'The Commuter' Review: All Aboard Liam Neeson's Gleefully Absurd 'Taken' on a Train


No matter how senseless the plots of his movies, Jaume Collet-Serra can direct the hell out of them – and The Commuter is no exception. The Spanish filmmaker, who wickedly used Blake Lively as shark bait in The Shallows, keeps the tension on such a high burner that you won’t realize the whole thing doesn’t add up until after you leave the theater. It teams Collet-Serra with star Liam Neeson for the fourth time, following Unknown, Non-Stop and Run All Night. Given the title, you might think The Commuter is merely Taken on a train. Think again. 

Neeson plays Michael MacCauley, an insurance salesman who worries hard about how he and his wife (Elizabeth McGovern, wasted) can swing college tuition for their son. The old man’s brow furrows mightily as he takes the commuter train from his home in upstate New York to his job in Manhattan. This particular summer day gets worse for “good soldier” Michael when his prick boss fires him and tells him that with soldiers there are always casualties. Afraid to tell his wife, Michael stops for a drink (or three) with his old buddy, Murphy (Patrick Wilson). The two worked together in the past as – wait for it – cops. Which helps to explain how Michael handles himself so well when the fighting starts. OK, maybe “Taken on a train” isn’t so far off the mark.

From the moment Michael hits Grand Central Station and boards the train home, the suspense is relentless. First, a Hitchcock blonde name Joanna, played with seductive shadiness by Vera Farmiga, approaches him with an offer. How would newly unemployed Michael like to pick up a quick 100 grand for doing “one little thing?” That one little thing being, naturally, to use his police profiling skills to ID a mystery passenger known as Prynne and sneak a tracking device on said person. Simple, huh?

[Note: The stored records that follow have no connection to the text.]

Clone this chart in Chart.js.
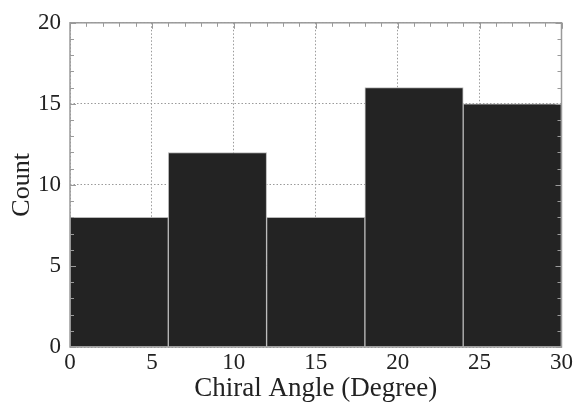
<!DOCTYPE html>
<html>
<head>
<meta charset="utf-8">
<script src="https://cdn.jsdelivr.net/npm/chart.js@4.4.1/dist/chart.umd.min.js"></script>
<style>
  html, body { margin: 0; padding: 0; background: #fff; }
  #wrap { width: 575px; height: 405px; }
</style>
</head>
<body>
<div id="wrap"><canvas id="chart" width="575" height="405"></canvas></div>
<script>
// histogram bins (degree) and counts
const binStarts = [0, 6, 12, 18, 24];
const binWidth = 6;
const counts = [8, 12, 8, 16, 15];
const xTicks = [0, 5, 10, 15, 20, 25, 30];
const yTicks = [0, 5, 10, 15, 20];

const points = binStarts.map((s, i) => ({ x: s + binWidth / 2, y: counts[i] }));

// inward minor ticks on every side plus frame
const frameTicks = {
  id: 'frameTicks',
  afterDatasetsDraw(chart) {
    const { ctx, chartArea: a, scales: { x, y } } = chart;
    ctx.save();
    ctx.strokeStyle = '#9a9a9a';
    ctx.lineWidth = 1;
    ctx.beginPath();
    for (let v = 0; v <= 30; v++) {
      const px = Math.round(x.getPixelForValue(v)) + 0.5;
      const len = v % 5 === 0 ? 6 : 4;
      ctx.moveTo(px, a.top); ctx.lineTo(px, a.top + len);
    }
    for (let v = 0; v <= 20; v++) {
      const py = Math.round(y.getPixelForValue(v)) + 0.5;
      const len = v % 5 === 0 ? 6 : 4;
      ctx.moveTo(a.left, py); ctx.lineTo(a.left + len, py);
      ctx.moveTo(a.right, py); ctx.lineTo(a.right - len, py);
    }
    ctx.stroke();
    ctx.lineWidth = 1.5;
    ctx.strokeRect(a.left, a.top, a.right - a.left, a.bottom - a.top);
    ctx.restore();
  }
};

new Chart(document.getElementById('chart'), {
  type: 'bar',
  data: {
    datasets: [{
      data: points,
      backgroundColor: '#232323',
      borderColor: '#b8b8b8',
      borderWidth: 1,
      barThickness: 'flex',
      barPercentage: 1,
      categoryPercentage: 1
    }]
  },
  options: {
    responsive: false,
    animation: false,
    layout: { padding: { left: 9, right: 12, top: 12, bottom: 0 } },
    plugins: { legend: { display: false }, tooltip: { enabled: false } },
    scales: {
      x: {
        type: 'linear',
        min: 0, max: 30,
        offset: false,
        afterBuildTicks: s => { s.ticks = xTicks.map(v => ({ value: v })); },
        grid: { offset: false, color: '#9a9a9a', drawTicks: false, lineWidth: 1 },
        border: { display: false, dash: [1.5, 2] },
        ticks: { color: '#222', font: { family: 'Liberation Serif', size: 23 }, padding: 2, maxRotation: 0 },
        title: { display: true, text: 'Chiral Angle (Degree)', color: '#222', font: { family: 'Liberation Serif', size: 27 }, padding: { top: -6, bottom: 0 } }
      },
      y: {
        min: 0, max: 20,
        afterBuildTicks: s => { s.ticks = yTicks.map(v => ({ value: v })); },
        grid: { color: '#9a9a9a', drawTicks: false, lineWidth: 1 },
        border: { display: false, dash: [1.5, 2] },
        ticks: { color: '#222', font: { family: 'Liberation Serif', size: 23 }, padding: 9 },
        title: { display: true, text: 'Count', color: '#222', font: { family: 'Liberation Serif', size: 26, lineHeight: 1 }, padding: { top: 0, bottom: -6 } }
      }
    }
  },
  plugins: [frameTicks]
});
</script>
</body>
</html>
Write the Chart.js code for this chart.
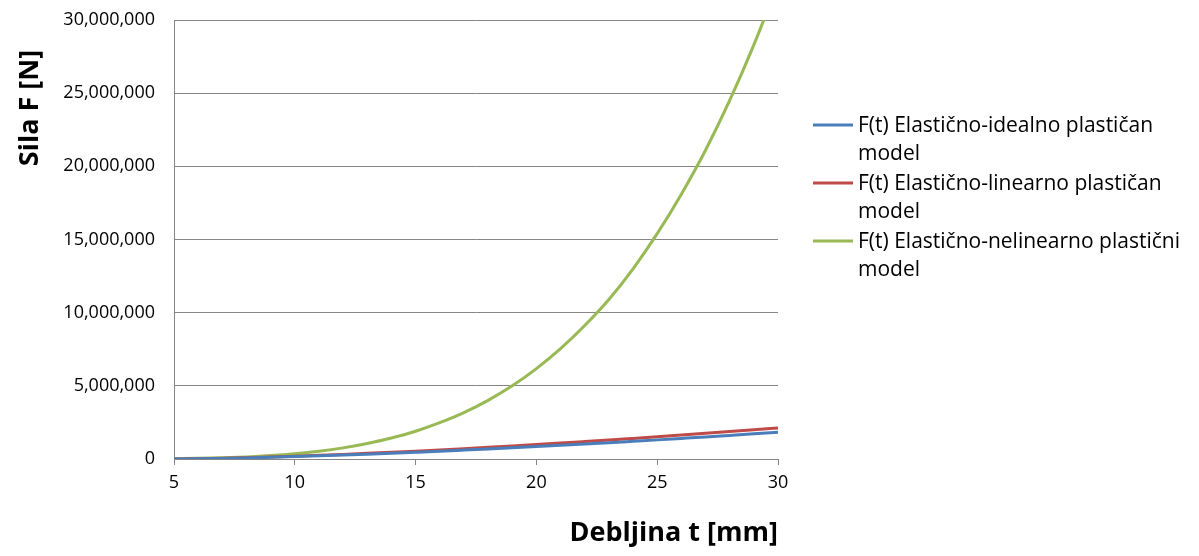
<!DOCTYPE html>
<html>
<head>
<meta charset="utf-8">
<script src="https://cdn.jsdelivr.net/npm/chart.js@4.4.1/dist/chart.umd.min.js"></script>
<style>
  html, body { margin: 0; padding: 0; background: #fff; }
  #wrap { width: 1199px; height: 556px; }
</style>
</head>
<body>
<div id="wrap"><canvas id="myChart" width="1199" height="556"></canvas></div>
<script>
// debljina t [mm]
const thickness = [5, 6, 7, 8, 9, 10, 11, 12, 13, 14, 15, 16, 17, 18, 19, 20, 21, 22, 23, 24, 25, 26, 27, 28, 29, 30];

// sila F [N]
const idealPlastic = [0, 15000, 41000, 76000, 117000, 163000, 215000, 271000, 331000, 395000, 463000, 533000, 608000, 685000, 766000, 850000, 936000, 1025000, 1116000, 1211000, 1307000, 1407000, 1508000, 1613000, 1719000, 1830000];
const linearPlastic = [0, 17000, 48000, 88000, 136000, 190000, 250000, 315000, 385000, 459000, 538000, 620000, 707000, 797000, 891000, 988000, 1088000, 1192000, 1298000, 1408000, 1520000, 1636000, 1754000, 1875000, 1999000, 2125000];
const nonlinearPlastic = [21000, 44000, 83000, 144000, 234000, 360000, 530000, 760000, 1060000, 1430000, 1900000, 2480000, 3170000, 4010000, 5000000, 6180000, 7540000, 9120000, 10900000, 13000000, 15400000, 18100000, 21100000, 24500000, 28300000, 32500000];

const seriesNames = [
    'F(t) Elastično-idealno plastičan model',
    'F(t) Elastično-linearno plastičan model',
    'F(t) Elastično-nelinearno plastični model'
];
const seriesColors = ['#4a7ebb', '#be4b48', '#98b954'];

const xTitle = 'Debljina t [mm]';
const yTitle = 'Sila F [N]';

const FONT = '"Open Sans", "Noto Sans", sans-serif';
const GRID = '#868686';

function toPoints(values) {
    return thickness.map((t, i) => ({ x: t, y: values[i] }));
}

// legend on the right, wrapped like the original
const sideLegend = {
    id: 'sideLegend',
    afterDraw(chart) {
        const ctx = chart.ctx;
        ctx.save();
        ctx.font = '21px ' + FONT;
        ctx.textBaseline = 'middle';
        ctx.textAlign = 'left';
        let y = 125;
        chart.data.datasets.forEach((ds) => {
            ctx.strokeStyle = ds.borderColor;
            ctx.lineWidth = 3;
            ctx.beginPath();
            ctx.moveTo(813, y);
            ctx.lineTo(853, y);
            ctx.stroke();

            const words = ds.label.split(' ');
            const lines = [];
            let line = '';
            for (let w of words) {
                const test = line ? line + ' ' + w : w;
                if (ctx.measureText(test).width > 345 && line) {
                    lines.push(line);
                    line = w;
                } else {
                    line = test;
                }
            }
            lines.push(line);
            ctx.fillStyle = '#000';
            lines.forEach((l, i) => ctx.fillText(l, 858, y + 1 + i * 28));
            y += 58;
        });
        ctx.restore();
    }
};

// vertical axis title sits near the top, not centred
const yAxisTitle = {
    id: 'yAxisTitle',
    afterDraw(chart) {
        const ctx = chart.ctx;
        ctx.save();
        ctx.font = 'bold 27px ' + FONT;
        ctx.fillStyle = '#000';
        ctx.textAlign = 'center';
        ctx.textBaseline = 'middle';
        ctx.translate(30, 108);
        ctx.rotate(-Math.PI / 2);
        ctx.fillText(yTitle, 0, 0);
        ctx.restore();
    }
};

var ctx = document.getElementById('myChart').getContext('2d');
var myChart = new Chart(ctx, {
    type: 'line',
    data: {
        datasets: [
            {
                label: seriesNames[0],
                data: toPoints(idealPlastic),
                borderColor: seriesColors[0],
                backgroundColor: seriesColors[0],
                borderWidth: 3
            },
            {
                label: seriesNames[1],
                data: toPoints(linearPlastic),
                borderColor: seriesColors[1],
                backgroundColor: seriesColors[1],
                borderWidth: 3
            },
            {
                label: seriesNames[2],
                data: toPoints(nonlinearPlastic),
                borderColor: seriesColors[2],
                backgroundColor: seriesColors[2],
                borderWidth: 3
            }
        ]
    },
    options: {
        responsive: false,
        animation: false,
        elements: {
            point: { radius: 0 },
            line: { cubicInterpolationMode: 'monotone' }
        },
        layout: {
            padding: { top: 20, right: 421, bottom: 0, left: 0 }
        },
        plugins: {
            legend: { display: false },
            tooltip: { enabled: false }
        },
        scales: {
            x: {
                type: 'linear',
                min: 5,
                max: 30,
                afterFit: (scale) => {
                    scale.height = 97;
                    scale.paddingLeft = 0;
                    scale.paddingRight = 0;
                },
                ticks: {
                    stepSize: 5,
                    color: '#000',
                    padding: 7,
                    font: { family: FONT, size: 18 }
                },
                grid: {
                    drawOnChartArea: false,
                    drawTicks: true,
                    tickLength: 6,
                    color: GRID
                },
                border: { color: GRID },
                title: {
                    display: true,
                    text: xTitle,
                    align: 'end',
                    color: '#000',
                    font: { family: FONT, size: 27, weight: 'bold' },
                    padding: { top: 0, bottom: 6 }
                }
            },
            y: {
                min: 0,
                max: 30000000,
                afterFit: (scale) => {
                    scale.width = 174;
                    scale.paddingTop = 0;
                    scale.paddingBottom = 0;
                },
                ticks: {
                    stepSize: 5000000,
                    color: '#000',
                    padding: 19,
                    font: { family: FONT, size: 18 },
                    callback: (v) => v.toLocaleString('en-US')
                },
                grid: {
                    drawTicks: false,
                    color: GRID
                },
                border: { color: GRID }
            }
        }
    },
    plugins: [sideLegend, yAxisTitle]
});
</script>
</body>
</html>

Not in this morality tale, in which a moment of weakness leads to betrayal, violence, conspiracy and murder. Think Hitchcock’s Strangers on a Train, which screenwriters Byron Willinger, Philip de Blasi, and Ryan Engle crib from shamelessly but without a scintilla of that classic’s style and substance. Michael is denied much ethical complexity: If he doesn’t do as he’s told, his family will die. Still, in a world ruled by greed, it’s hard to resist Neeson’s big line for the Trump era: “If you want to know what God thinks of money, look at the people he gives it to.”

No spoilers about the details, except to say that Neeson – still an action hero to cheer for – carries the day through ax battles, train-car chases and one fight scene in a confined space that just kills. There’s nice work as well from Jonathan Banks (Better Call Saul) and Florence Pugh (Lady Macbeth) as fellow passengers. But The Commuter isn’t about acting, it’s about the whooshing excitement of nonstop suspense. Collet-Serra is a B-movie magician, even when the plot strains – or rather, shatters to pieces as someone stomps on the fragments. But in the doldrums of January, the movie pulls out every trick in the suspense-thriller book to keep us grinning at each new absurdity. Silly? You bet. Irresistible? Totally.